Friday, Mar. 03, 1967
Through a Giant Lens
Ever since photography was developed in the 19th century, painters have been fascinated not only by the camera's objectivity but also by its ability to convey emotion. In the beginning, such drama lay primarily in the camera's power to capture and freeze a random instant in time. But with the arrival of motion pictures, the telephoto lens, journalistic photography and television, the camera has developed a new vocabulary of images. Spain's Juan Genoves, 37, calls it "graphic language, the language of the photographer." In his show at London's Marlborough Fine Art Gallery, he illustrates the chilling resources open to the artist who has learned to parse it for his own artistic ends.
Genoves' subject is the individual pinpointed by the camera in the middle of a crowd. Relying for inspiration on sheaves of photographs and films, he creates shadowy monochromatic canvases filled with silhouettes of dozens of tiny people running, fighting, pathetic, but defiant. Sometimes, beneath the shadow of an unseen airplane, his people stream across an open plaza routed from a riot, or perhaps in some more existential form of flight. Other canvases are composed of a series of panels reminiscent of a strip of movie film or contact prints: La Protesta (the Protest), for example, shows a couple shaking fists in one quarter of the canvas, fleeing in the next, lying dead in a pool of blood in the final half.

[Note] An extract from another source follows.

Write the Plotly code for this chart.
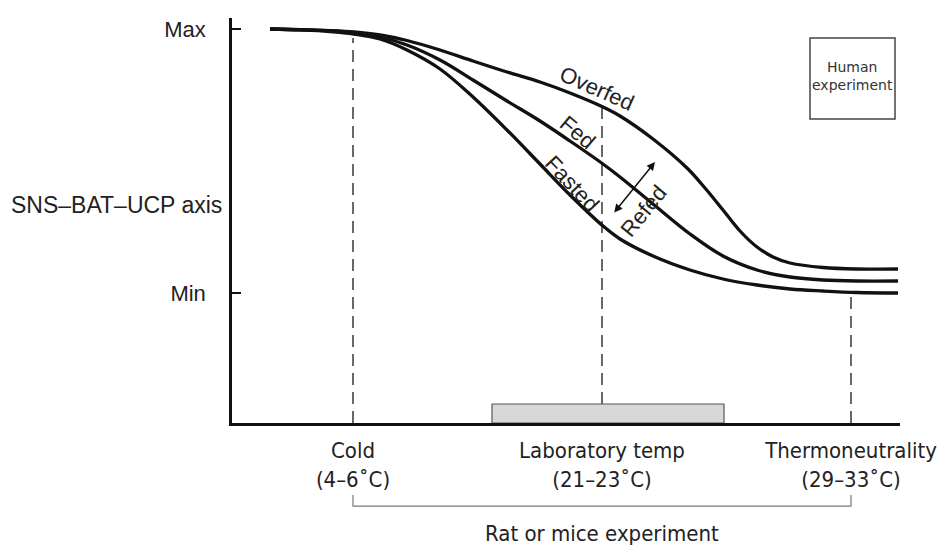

When Genoves washes his paintings in green or brown, it seems as though his lenses were equipped with filters. He also employs photography's "zoom lens." Enlargement shows a fleeing crowd on the left; at the right, the eye zeroes in on one figure spotlighted from the mass. Positive. Negative uses another photographic device, showing a slain black couple on a white field, their arms reaching toward their mirror image, a slain white couple on a black background.
Though Genoves lives and works in suburban Madrid, he does not consider his work a critique of the Franco regime. "I want to be a universal painter," he says. "What I am trying to show is that a multitude is not an anonymous mass, but a collection of individuals who would, in an ideal world, each be authentically free."